Elias Thomé Saliba é professor titular de Teoria da História na USP, historiador especializado em História Cultural, com foco na história do humor e das formas cômicas. Entre suas publicações mais importantes estão os livros Raízes do riso (3. ed. São Paulo: Companhia das Letras, 2008) e As Utopias Românticas (2. ed. São Paulo: Estação Liberdade,2004); organizou as coletâneas, História e Música no Brasil (São Paulo: Alameda, 2010) e História e Cinema; dimensões históricas do audiovisual (São Paulo: Alameda, 2008); escreveu ainda os capítulos “A dimensão cômica da vida privada na República”, que integra o vol. 3 da História da Vida Privada no Brasil (12. ed., Cia. das Letras, 2010) e “Histórias, memórias, tramas e dramas da identidade paulistana”, que integra o vol. 3 da História da Cidade de São Paulo (São Paulo: Paz e Terra, 2006).

Confira a entrevista.

IHU On-Line – Quais são as raízes do riso na representação humorística do dilema brasileiro? O que é esse dilema?

Elias Thomé Saliba – Foi exatamente esta a questão que me formulei durante todo o tempo da pesquisa, que durou mais de cinco anos e originou o livro Raízes do riso. No livro procuro mostrar que o humor não produz identidade, pelo contrário, ele questiona, pela sátira, as falsas identidades, que sempre estiveram comprometidas com o poder. Aliás, esta é a grande questão do livro: por que representar o país, os brasileiros, a sociedade e a história na forma efêmera e passageira de uma piada?

Uma resposta já se mostrava no quadro geral da história do país: porque que a história brasileira não cria e não criou nenhuma identidade autêntica e duradoura, ela apenas ajudou a segregar, a isolar a maior parte da população – não criou espaços públicos – tudo isto se acentuou na Belle Époque brasileira, após a Abolição e a República, que prometeram muito e, na realidade, realizaram pouco ou quase nada.
Em muitos casos, o riso brasileiro nasceu assim, como que para compensar um déficit emocional em relação aos sentidos da história brasileira; ela misturou-se à vida cotidiana, daí a sua constante remissão à ética individual.
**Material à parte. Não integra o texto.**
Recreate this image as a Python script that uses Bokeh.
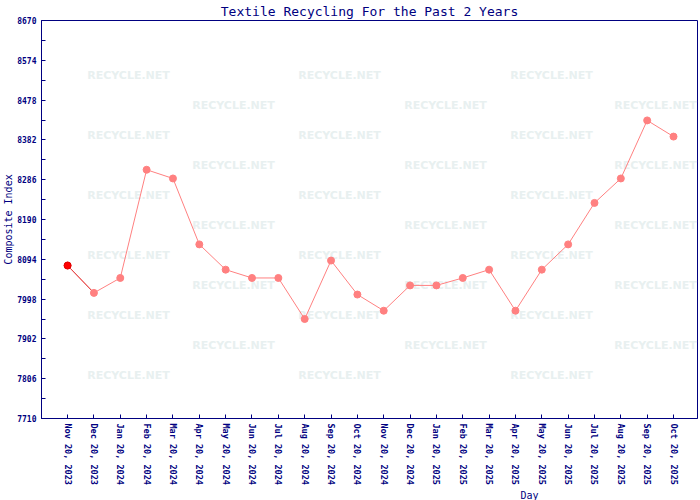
from bokeh.plotting import figure
from bokeh.models import Range1d, FixedTicker, ColumnDataSource, Title
from bokeh.core.properties import value
from bokeh.embed import file_html
from bokeh.resources import INLINE

# ---- data ----
month_labels = ["Nov 20, 2023", "Dec 20, 2023", "Jan 20, 2024", "Feb 20, 2024",
                "Mar 20, 2024", "Apr 20, 2024", "May 20, 2024", "Jun 20, 2024",
                "Jul 20, 2024", "Aug 20, 2024", "Sep 20, 2024", "Oct 20, 2024",
                "Nov 20, 2024", "Dec 20, 2024", "Jan 20, 2025", "Feb 20, 2025",
                "Mar 20, 2025", "Apr 20, 2025", "May 20, 2025", "Jun 20, 2025",
                "Jul 20, 2025", "Aug 20, 2025", "Sep 20, 2025", "Oct 20, 2025"]
composite = [8079, 8013, 8049, 8310, 8289, 8130, 8069, 8049, 8049, 7950, 8091, 8009,
             7970, 8031, 8031, 8049, 8069, 7970, 8069, 8130, 8230, 8289, 8429, 8390]
y_ticks = [7710, 7806, 7902, 7998, 8094, 8190, 8286, 8382, 8478, 8574, 8670]
y_minor = [7758, 7854, 7950, 8046, 8142, 8238, 8334, 8430, 8526, 8622]

NAVY = "#000080"
MONO = "DejaVu Sans Mono"

x_idx = list(range(len(month_labels)))
x_lo, x_hi = -0.99, 23.91
y_lo, y_hi = 7710, 8670

p = figure(width=700, height=500, output_backend="svg", toolbar_location=None,
           x_range=Range1d(x_lo, x_hi), y_range=Range1d(y_lo, y_hi),
           min_border_left=41, min_border_right=3, min_border_top=20,
           min_border_bottom=82)
p.title.text = "Textile Recycling For the Past 2 Years"
p.title.align = "center"
p.title.text_font = MONO
p.title.text_font_size = "13px"
p.title.text_font_style = "normal"
p.title.text_color = NAVY
p.title.standoff = 3
p.background_fill_color = "white"
p.border_fill_color = "white"
p.outline_line_color = NAVY
p.outline_line_width = 1
p.xgrid.visible = False
p.ygrid.visible = False

# ---- watermark (positions as fractions of the frame) ----
fw, fh = 656.0, 398.0
def fx(px):
    return x_lo + (px / fw) * (x_hi - x_lo)
def fy(py):
    return y_hi - (py / fh) * (y_hi - y_lo)
wm_x, wm_y = [], []
for r, py in enumerate([55, 85, 115, 145, 175, 205, 235, 265, 295, 325, 355]):
    cols = [87, 298, 510] if r % 2 == 0 else [192, 404, 614]
    for px in cols:
        wm_x.append(fx(px))
        wm_y.append(fy(py))
p.text(x=wm_x, y=wm_y, text=["RECYCLE.NET"] * len(wm_x),
       text_font=value("DejaVu Sans"), text_font_style="bold",
       text_font_size="11px", text_color="#e8f0f0",
       text_align="center", text_baseline="middle")

# ---- series ----
src = ColumnDataSource(dict(x=x_idx, y=composite))
p.line("x", "y", source=src, line_color="#ff8080", line_width=1)
p.line(x_idx[:2], composite[:2], line_color="#e04040", line_width=1)
p.scatter("x", "y", source=src, marker="circle", size=7,
          fill_color="#ff8080", line_color="#ff8080")
p.scatter(x_idx[:1], composite[:1], marker="circle", size=7,
          fill_color="#ff0000", line_color="#e00000")

# ---- axes ----
for ax in (p.xaxis[0], p.yaxis[0]):
    ax.axis_line_color = NAVY
    ax.major_tick_line_color = NAVY
    ax.minor_tick_line_color = NAVY
    ax.major_tick_in = 4
    ax.major_tick_out = 0
    ax.minor_tick_in = 4
    ax.minor_tick_out = 0
    ax.major_label_text_color = NAVY
    ax.major_label_text_font = MONO
    ax.major_label_text_font_style = "bold"
    ax.major_label_text_font_size = "8px"
    ax.axis_label_text_color = NAVY
    ax.axis_label_text_font = MONO
    ax.axis_label_text_font_style = "normal"
    ax.axis_label_text_font_size = "10px"

p.xaxis.major_label_text_font_size = "8.5px"
p.yaxis.ticker = FixedTicker(ticks=y_ticks, minor_ticks=y_minor)
p.yaxis.major_label_standoff = 5
p.yaxis.axis_label = "Composite Index"
p.yaxis.axis_label_standoff = 0
p.xaxis.ticker = FixedTicker(ticks=x_idx, minor_ticks=[])
p.xaxis.major_label_overrides = {i: s for i, s in enumerate(month_labels)}
p.xaxis.major_label_orientation = "vertical"
p.xaxis.major_label_standoff = 5

p.add_layout(Title(text="Day", align="left", offset=479, standoff=0,
                   text_font=MONO, text_font_size="10px",
                   text_font_style="normal", text_color=NAVY), "below")

open("out.html", "w").write(file_html(p, INLINE))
Entre a dimensão formal e pública e o universo tácito da convivência personalista construiu-se uma fragmentada representação cômica do país, dando ao brasileiro, naqueles efêmeros momentos de riso, a sensação de pertencimento que a esfera política lhe subtraíra. O livro todo é sobre isto e seu título foi colocado de propósito.
Com uma inspiração oblíqua no clássico Raízes do Brasil, de Sérgio Buarque de Hollanda , Raízes do riso sugere, numa interpretação mais libertária da obra desse autor, que as raízes históricas devem ser bem conhecidas para serem melhor extirpadas, já que a representação humorística do mundo, implícita na cultura brasileira, é uma invenção histórica e, tal como a vida, ela pode ser modificada, reinventada, transformada.
Mas, não é um retorno puro e simples ao “homem cordial” que está em Raízes do Brasil. Nunca é demais lembrar que Sérgio Buarque de Hollanda sempre ressaltou que ele utilizava a metáfora do cordial no seu verdadeiro sentido, ou seja, relacionado ao coração – a sede dos sentimentos, e não apenas dos bons sentimentos –, ora as raízes do riso brasileiro estão relacionadas a esta ética emocional.
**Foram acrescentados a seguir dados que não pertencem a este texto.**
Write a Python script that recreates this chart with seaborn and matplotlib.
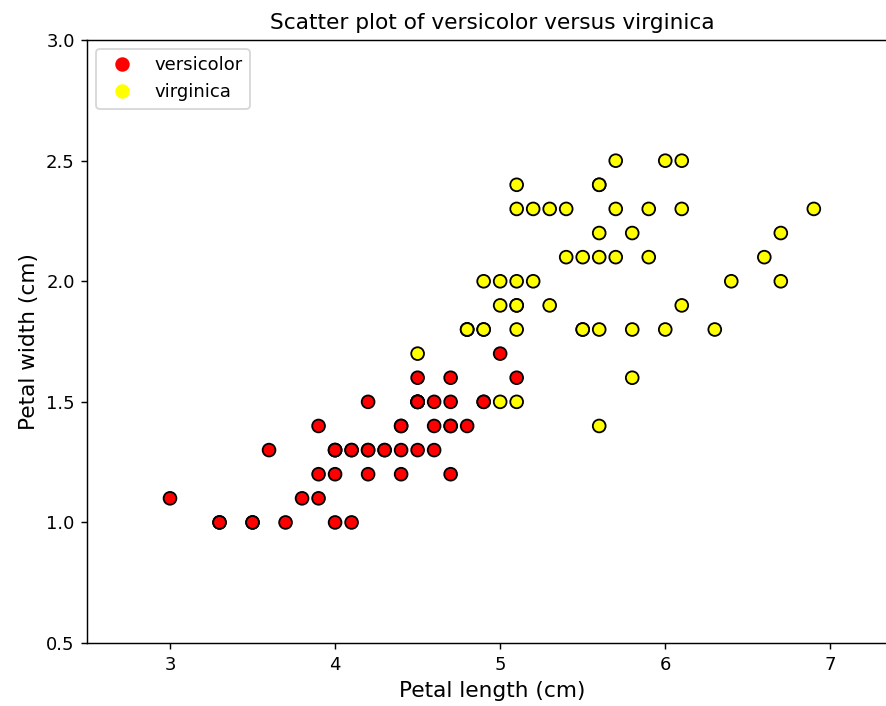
import matplotlib
matplotlib.use("Agg")
import matplotlib.pyplot as plt
from matplotlib.lines import Line2D
import seaborn as sns
import pandas as pd

# Iris petal measurements for the two species
versicolor_length = [4.7, 4.5, 4.9, 4.0, 4.6, 4.5, 4.7, 3.3, 4.6, 3.9,
                     3.5, 4.2, 4.0, 4.7, 3.6, 4.4, 4.5, 4.1, 4.5, 3.9,
                     4.8, 4.0, 4.9, 4.7, 4.3, 4.4, 4.8, 5.0, 4.5, 3.5,
                     3.8, 3.7, 3.9, 5.1, 4.5, 4.5, 4.7, 4.4, 4.1, 4.0,
                     4.4, 4.6, 4.0, 3.3, 4.2, 4.2, 4.2, 4.3, 3.0, 4.1]
versicolor_width = [1.4, 1.5, 1.5, 1.3, 1.5, 1.3, 1.6, 1.0, 1.3, 1.4,
                    1.0, 1.5, 1.0, 1.4, 1.3, 1.4, 1.5, 1.0, 1.5, 1.1,
                    1.8, 1.3, 1.5, 1.2, 1.3, 1.4, 1.4, 1.7, 1.5, 1.0,
                    1.1, 1.0, 1.2, 1.6, 1.5, 1.6, 1.5, 1.3, 1.3, 1.3,
                    1.2, 1.4, 1.2, 1.0, 1.3, 1.2, 1.3, 1.3, 1.1, 1.3]
virginica_length = [6.0, 5.1, 5.9, 5.6, 5.8, 6.6, 4.5, 6.3, 5.8, 6.1,
                    5.1, 5.3, 5.5, 5.0, 5.1, 5.3, 5.5, 6.7, 6.9, 5.0,
                    5.7, 4.9, 6.7, 4.9, 5.7, 6.0, 4.8, 4.9, 5.6, 5.8,
                    6.1, 6.4, 5.6, 5.1, 5.6, 6.1, 5.6, 5.5, 4.8, 5.4,
                    5.6, 5.1, 5.1, 5.9, 5.7, 5.2, 5.0, 5.2, 5.4, 5.1]
virginica_width = [2.5, 1.9, 2.1, 1.8, 2.2, 2.1, 1.7, 1.8, 1.8, 2.5,
                   2.0, 1.9, 2.1, 2.0, 2.4, 2.3, 1.8, 2.2, 2.3, 1.5,
                   2.3, 2.0, 2.0, 1.8, 2.1, 1.8, 1.8, 1.8, 2.1, 1.6,
                   1.9, 2.0, 2.2, 1.5, 1.4, 2.3, 2.4, 1.8, 1.8, 2.1,
                   2.4, 2.3, 1.9, 2.3, 2.5, 2.3, 1.9, 2.0, 2.3, 1.8]

species = ["versicolor", "virginica"]
colors = {"versicolor": "red", "virginica": "yellow"}

df = pd.DataFrame({
    "petal_length": versicolor_length + virginica_length,
    "petal_width": versicolor_width + virginica_width,
    "species": ["versicolor"] * len(versicolor_length) + ["virginica"] * len(virginica_length),
})

DPI = 130
fig = plt.figure(figsize=(886 / DPI, 706 / DPI), dpi=DPI)
ax = fig.add_axes([0.0987, 0.0892, 0.913, 0.854])

sns.scatterplot(data=df, x="petal_length", y="petal_width", hue="species",
                hue_order=species, palette=colors, s=50, edgecolor="black",
                linewidth=1.0, legend=False, ax=ax)

ax.set_xlim(2.5, 7.4)
ax.set_ylim(0.5, 3.0)
ax.set_xticks([3, 4, 5, 6, 7])
ax.set_yticks([0.5, 1.0, 1.5, 2.0, 2.5, 3.0])
ax.tick_params(labelsize=10)
ax.set_xlabel("Petal length (cm)", fontsize=12)
ax.set_ylabel("Petal width (cm)", fontsize=12)
ax.set_title("Scatter plot of versicolor versus virginica", fontsize=12)

handles = [Line2D([], [], marker="o", linestyle="", markersize=7,
                  markerfacecolor=colors[s], markeredgecolor=colors[s], label=s)
           for s in species]
ax.legend(handles=handles, loc="upper left", fontsize=10)

fig.savefig("out.png", dpi=DPI)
IHU On-Line – Quais são as maiores diferenças entre o humor da Belle Époque brasileira àquela dos primeiros tempos do rádio?
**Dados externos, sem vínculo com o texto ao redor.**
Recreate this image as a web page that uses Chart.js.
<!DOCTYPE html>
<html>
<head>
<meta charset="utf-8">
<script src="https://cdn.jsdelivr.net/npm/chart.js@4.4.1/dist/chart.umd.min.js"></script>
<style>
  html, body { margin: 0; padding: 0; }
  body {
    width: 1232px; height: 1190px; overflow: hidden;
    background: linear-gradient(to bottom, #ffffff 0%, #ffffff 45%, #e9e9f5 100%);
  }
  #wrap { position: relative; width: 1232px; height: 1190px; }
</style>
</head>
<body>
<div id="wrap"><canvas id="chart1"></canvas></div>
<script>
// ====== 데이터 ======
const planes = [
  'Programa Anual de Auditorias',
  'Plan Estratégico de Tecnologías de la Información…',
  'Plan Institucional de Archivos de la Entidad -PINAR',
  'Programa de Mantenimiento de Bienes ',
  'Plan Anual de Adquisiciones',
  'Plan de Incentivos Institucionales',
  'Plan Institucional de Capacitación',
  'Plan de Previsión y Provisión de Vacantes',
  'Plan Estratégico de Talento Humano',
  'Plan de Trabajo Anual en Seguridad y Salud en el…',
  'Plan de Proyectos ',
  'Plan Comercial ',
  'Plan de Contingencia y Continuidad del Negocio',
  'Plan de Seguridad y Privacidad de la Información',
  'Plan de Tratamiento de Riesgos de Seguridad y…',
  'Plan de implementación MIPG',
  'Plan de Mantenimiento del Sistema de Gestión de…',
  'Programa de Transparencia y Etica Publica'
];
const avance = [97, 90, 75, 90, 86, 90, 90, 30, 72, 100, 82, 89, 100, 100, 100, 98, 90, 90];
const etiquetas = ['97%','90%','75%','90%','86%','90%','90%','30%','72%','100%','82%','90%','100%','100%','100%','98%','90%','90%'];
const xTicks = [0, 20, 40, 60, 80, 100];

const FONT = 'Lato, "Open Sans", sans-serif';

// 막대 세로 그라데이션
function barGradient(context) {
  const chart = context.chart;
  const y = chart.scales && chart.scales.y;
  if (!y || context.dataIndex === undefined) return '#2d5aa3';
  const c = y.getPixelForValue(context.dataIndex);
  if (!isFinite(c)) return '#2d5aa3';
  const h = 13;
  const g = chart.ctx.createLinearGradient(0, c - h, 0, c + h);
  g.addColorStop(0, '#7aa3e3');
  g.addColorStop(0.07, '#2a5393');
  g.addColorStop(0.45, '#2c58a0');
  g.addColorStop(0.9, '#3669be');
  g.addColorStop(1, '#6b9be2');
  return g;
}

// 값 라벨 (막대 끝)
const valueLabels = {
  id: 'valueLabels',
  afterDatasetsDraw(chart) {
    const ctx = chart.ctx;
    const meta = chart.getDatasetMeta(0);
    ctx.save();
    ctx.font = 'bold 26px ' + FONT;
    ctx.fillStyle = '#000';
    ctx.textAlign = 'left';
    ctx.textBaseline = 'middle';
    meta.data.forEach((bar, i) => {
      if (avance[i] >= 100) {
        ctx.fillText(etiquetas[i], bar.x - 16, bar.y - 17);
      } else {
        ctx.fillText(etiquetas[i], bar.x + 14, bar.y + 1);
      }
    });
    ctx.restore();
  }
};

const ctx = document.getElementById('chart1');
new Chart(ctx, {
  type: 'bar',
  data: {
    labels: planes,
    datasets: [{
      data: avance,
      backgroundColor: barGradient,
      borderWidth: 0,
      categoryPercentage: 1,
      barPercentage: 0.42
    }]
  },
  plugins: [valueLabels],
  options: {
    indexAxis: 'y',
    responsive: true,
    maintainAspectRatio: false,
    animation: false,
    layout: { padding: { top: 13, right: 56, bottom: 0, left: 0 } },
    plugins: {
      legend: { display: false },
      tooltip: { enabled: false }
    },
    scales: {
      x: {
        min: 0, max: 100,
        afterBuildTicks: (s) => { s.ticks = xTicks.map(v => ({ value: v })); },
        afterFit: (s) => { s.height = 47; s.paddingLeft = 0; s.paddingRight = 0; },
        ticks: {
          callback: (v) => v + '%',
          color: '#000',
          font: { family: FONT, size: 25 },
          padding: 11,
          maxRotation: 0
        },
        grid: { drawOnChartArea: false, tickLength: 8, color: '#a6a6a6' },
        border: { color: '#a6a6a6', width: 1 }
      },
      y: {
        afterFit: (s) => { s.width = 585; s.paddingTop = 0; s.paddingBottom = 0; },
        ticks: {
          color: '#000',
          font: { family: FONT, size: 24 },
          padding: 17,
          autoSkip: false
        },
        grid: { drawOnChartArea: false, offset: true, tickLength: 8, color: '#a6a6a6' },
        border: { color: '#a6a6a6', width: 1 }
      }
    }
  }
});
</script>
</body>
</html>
Elias Thomé Saliba – As coisas não devem ser colocadas apenas sob a forma de diferença. Há vários anos realizando pesquisas na área de História do Brasil no começo da República, chamou-nos a atenção a quantidade da produção cômica brasileira, muito superior a de outros países neste período conhecido como Belle Époque (cobrindo as duas décadas finais do século XIX até o fim da I Guerra Mundial, em 1918). Daí meu esforço por tentar entender como nasceu a linguagem humorística brasileira. A Belle Époque foi a época que viu nascer o jornalismo moderno. Foi neste período que, no Brasil, surgiram as revistas semanais ilustradas, que continham seções fixas de humor e de caricaturas e, ainda, de publicidade. Este último aspecto também foi importante porque a grande maioria dos humoristas brasileiros criou anúncios publicitários. Em termos mundiais, a Belle Époque foi uma espécie de resumo do que seria o século XX, com todas as benesses da Revolução Tecnológica mas também com todas as tristes perversidades, anunciadas pela guerra de 1914.
A abertura proporcionada pela imprensa moderna, juntamente com uma crise de valores culturais, no plano mundial, e, no caso brasileiro, as expectativas geradas pelo advento da República é que possibilitaram a criação de uma peculiar linguagem humorística brasileira. Esta linguagem múltipla, variada, concisa e eclética – porque misturava música, anúncios publicitários, dança e marchinhas de carnaval, cantadas no teatro de revista – transfere-se, com poucas adaptações, para o rádio, nas décadas de 1930/1940. O humorista brasileiro típico era alguém que já tinha um pé na cultura verbal mais culta e um outro pé numa cultura mais popular – daí sua capacidade de produzir um linguagem humorística compreensível a todos.